Good data is a critical component of delivering effective government services from local to federal levels. Right now, too much useful data lives in a silo, preventing other programs from conducting analyses that inform and improve their approach – state and local governments should strive to modernize their data systems by building a centralized infrastructure and tools for cross-program analysis, with the ultimate goal of improving a wide range of social programs.
The good news is that state and local governments are authorized to use federal grant money to conduct data analysis and evaluation of the programs funded by the grant. However, federal agencies typically structure grants in ways that make it difficult for states and localities to share data, collaborate on program evaluation, and build evaluation capacity across programs.
Interviews with leading programs in Colorado, Indiana, Kentucky, Ohio, Rhode Island, and Washington revealed a number of different approaches that state and local governments have used to build and maintain integrated data systems, despite the challenges of working with multiple government programs. These range of approaches include: adopting a strong executive vision, working with external partners (such as research groups and universities), investing in building up a baseline capacity that enables higher level analytic work, delivering crucial initial analysis that motivated policy makers to deliver direct state funding, and (most notably) figuring out how to braid and blend funds from multiple federal grant sources. The programs in these states prove that it is possible to build a centralized system that evaluates outcomes and impacts across a range of government services.
Stack and Womer lay out their menu of recommended options that states and localities can pursue in order to access federal funding for building data and evaluation capacity. These options include:
- stimulus funding from the American Rescue Plan’s State and Local Fiscal Recovery Fund and the Infrastructure Investment and Jobs Act;
- program-specific funding that funds centralized capacity;
- direct state or local appropriations;
- funding on a project by project basis;
- cost allocation billing plans; and
- hybrid funding models.
The authors advocate for states and localities to both blend funds and braid funds, when appropriate, in order to fully leverage federal funding opportunities. Blended funds are sourced from multiple grants but lose their distinction upon blending; this type of federal funding requires statutory authority, and may have uniform reporting requirements. Alternatively, braided funds also come from separate sources, but remain distinct within the braided pot, with the original reporting, tracking, and eligibility requirements preserved from each source. Financing projects and programs via braiding funds is far more time-consuming, but it does not require special statutory authority.
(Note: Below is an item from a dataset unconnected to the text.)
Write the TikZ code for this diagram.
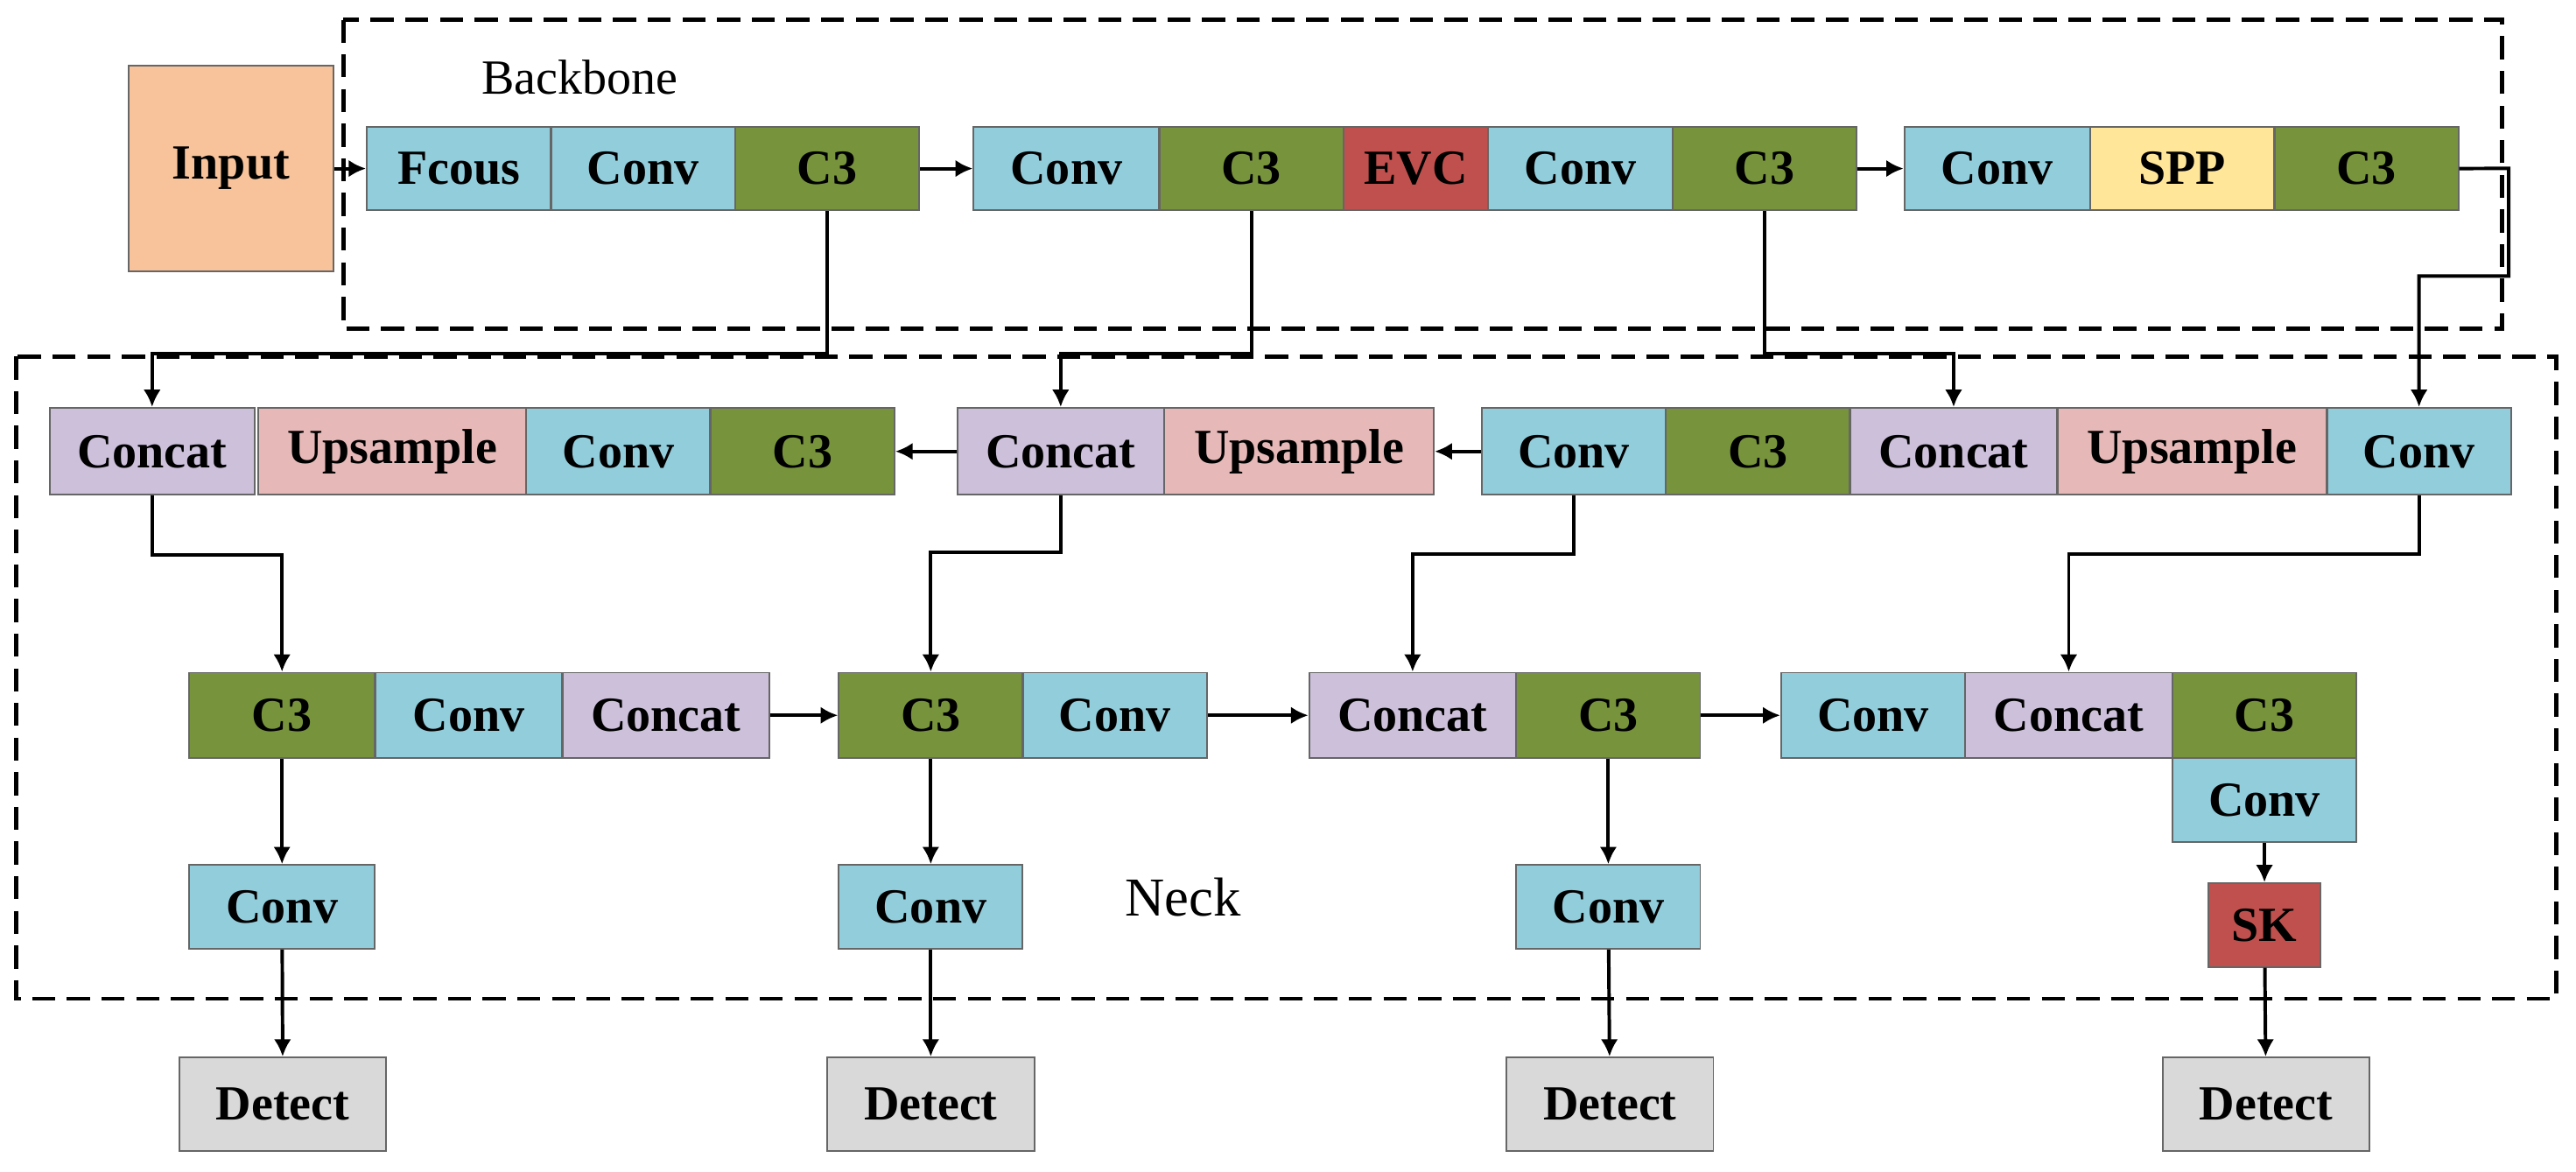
\documentclass[tikz,border=0pt]{standalone}
\usepackage{fontspec}
\setmainfont{Liberation Serif}
\usetikzlibrary{arrows.meta}
\definecolor{cconv}{HTML}{92CDDC}
\definecolor{cc3}{HTML}{77933C}
\definecolor{ccat}{HTML}{CCC0DA}
\definecolor{cup}{HTML}{E6B9B8}
\definecolor{cred}{HTML}{C0504D}
\definecolor{cspp}{HTML}{FFE699}
\definecolor{cdet}{HTML}{D9D9D9}
\definecolor{cin}{HTML}{F8C39B}
\tikzset{
 blk/.style={draw=black!60,line width=0.3pt,inner sep=0pt,font=\fontsize{8.5}{10}\selectfont\bfseries},
 conv/.style={blk,fill=cconv}, c3/.style={blk,fill=cc3}, cat/.style={blk,fill=ccat},
 up/.style={blk,fill=cup}, red/.style={blk,fill=cred}, spp/.style={blk,fill=cspp},
 det/.style={blk,fill=cdet}, inp/.style={blk,fill=cin},
 arr/.style={line width=0.6pt,-{Latex[length=3pt,width=3pt]}},
 dbox/.style={dashed,line width=0.7pt,dash pattern=on 4pt off 2pt}
}
% name x1 x2 y1 y2 style text
\newcommand\blk[7]{\node[#6,minimum width={(#3-#2)*0.01cm},minimum height={(#5-#4)*0.01cm}] (#1) at ({(#2+#3)*0.005},{-(#4+#5)*0.005}) {#7};}
\begin{document}
\begin{tikzpicture}
\useasboundingbox (0,0) rectangle (15.68,-7.13);
\draw[dbox] (2.09,-0.12) rectangle (15.23,-2.00);
\draw[dbox] (0.10,-2.17) rectangle (15.56,-6.08);
\node[font=\fontsize{8.5}{10}\selectfont] (bbl) at (3.53,-0.47) {Backbone};
\node[font=\fontsize{9.5}{11}\selectfont] (nkl) at (7.20,-5.46) {Neck};
\blk{in}{78}{203}{40}{165}{inp}{Input}
\blk{b1}{223}{335}{77}{128}{conv}{Fcous}
\blk{b2}{335}{447}{77}{128}{conv}{Conv}
\blk{b3}{447}{559}{77}{128}{c3}{C3}
\blk{b4}{592}{705}{77}{128}{conv}{Conv}
\blk{b5}{705}{817}{77}{128}{c3}{C3}
\blk{b6}{817}{905}{77}{128}{red}{EVC}
\blk{b7}{905}{1017}{77}{128}{conv}{Conv}
\blk{b8}{1017}{1129}{77}{128}{c3}{C3}
\blk{b9}{1158}{1271}{77}{128}{conv}{Conv}
\blk{b10}{1271}{1383}{77}{128}{spp}{SPP}
\blk{b11}{1383}{1495}{77}{128}{c3}{C3}
% row2
\blk{n1}{30}{155}{248}{301}{cat}{Concat}
\blk{n2}{157}{320}{248}{301}{up}{Upsample}
\blk{n3}{320}{432}{248}{301}{conv}{Conv}
\blk{n4}{432}{544}{248}{301}{c3}{C3}
\blk{n5}{582}{708}{248}{301}{cat}{Concat}
\blk{n6}{708}{872}{248}{301}{up}{Upsample}
\blk{n7}{901}{1013}{248}{301}{conv}{Conv}
\blk{n8}{1013}{1125}{248}{301}{c3}{C3}
\blk{n9}{1125}{1251}{248}{301}{cat}{Concat}
\blk{n10}{1251}{1415}{248}{301}{up}{Upsample}
\blk{n11}{1415}{1527}{248}{301}{conv}{Conv}
% row3
\blk{m1}{115}{228}{409}{461}{c3}{C3}
\blk{m2}{228}{342}{409}{461}{conv}{Conv}
\blk{m3}{342}{468}{409}{461}{cat}{Concat}
\blk{m4}{510}{622}{409}{461}{c3}{C3}
\blk{m5}{622}{734}{409}{461}{conv}{Conv}
\blk{m6}{796}{922}{409}{461}{cat}{Concat}
\blk{m7}{922}{1034}{409}{461}{c3}{C3}
\blk{m8}{1083}{1195}{409}{461}{conv}{Conv}
\blk{m9}{1195}{1321}{409}{461}{cat}{Concat}
\blk{m10}{1321}{1433}{409}{461}{c3}{C3}
\blk{m11}{1321}{1433}{461}{512}{conv}{Conv}
% row4
\blk{k1}{115}{228}{526}{577}{conv}{Conv}
\blk{k2}{510}{622}{526}{577}{conv}{Conv}
\blk{k3}{922}{1034}{526}{577}{conv}{Conv}
\blk{sk}{1343}{1411}{537}{588}{red}{SK}
\blk{d1}{109}{235}{643}{700}{det}{Detect}
\blk{d2}{503}{629}{643}{700}{det}{Detect}
\blk{d3}{916}{1042}{643}{700}{det}{Detect}
\blk{d4}{1315}{1441}{643}{700}{det}{Detect}
% arrows backbone
\draw[arr] (in) -- (b1);
\draw[arr] (b3) -- (b4);
\draw[arr] (b8) -- (b9);
\draw[arr] (b3.south) -- (b3.south |- 0,-2.15) -| (n1.north);
\draw[arr] (b5.south) -- (b5.south |- 0,-2.15) -| (n5.north);
\draw[arr] (b8.south) -- (b8.south |- 0,-2.15) -| (n9.north);
\draw[arr] (b11.east) -- (15.27,-1.025) -- (15.27,-1.68) -| (n11.north);
% row2
\draw[arr] (n5) -- (n4);
\draw[arr] (n7) -- (n6);
\draw[arr] (n1.south) -- (n1.south |- 0,-3.38) -| (m1.north);
\draw[arr] (n5.south) -- (n5.south |- 0,-3.36) -| (m4.north);
\draw[arr] (n7.south) -- (n7.south |- 0,-3.37) -| (m6.north);
\draw[arr] (n11.south) -- (n11.south |- 0,-3.37) -| (m9.north);
% row3
\draw[arr] (m3) -- (m4);
\draw[arr] (m5) -- (m6);
\draw[arr] (m7) -- (m8);
\draw[arr] (m1) -- (k1);
\draw[arr] (m4) -- (k2);
\draw[arr] (m7) -- (k3);
\draw[arr] (m11) -- (sk);
\draw[arr] (k1) -- (d1);
\draw[arr] (k2) -- (d2);
\draw[arr] (k3) -- (d3);
\draw[arr] (sk) -- (d4);
\end{tikzpicture}
\end{document}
While states and localities can strengthen and expand integrated data systems alone, the federal government should also take important steps to accelerate state and local progress. Stack and Womer point out a number of options that do not require legislative action. For example, the Office of Management and Budget (OMB) and other federal agencies could issue clear guidance that recipients of federal grants must build and maintain efficient data infrastructure and analytics capacity that can support cross-program coordination and shared data usage. Regulatory and administrative actions like this would make it easier for states and localities to finance data systems via blending and braiding federal funds.
Integrated data systems are increasingly important tools for governments to achieve impact goals, avoid redundancy, and keep track of outcomes. State and local governments should take a page from Stack and Womer’s playbook and seek creative ways of using federal grants to build out existing data infrastructure into a modern system that supports cross-program analysis.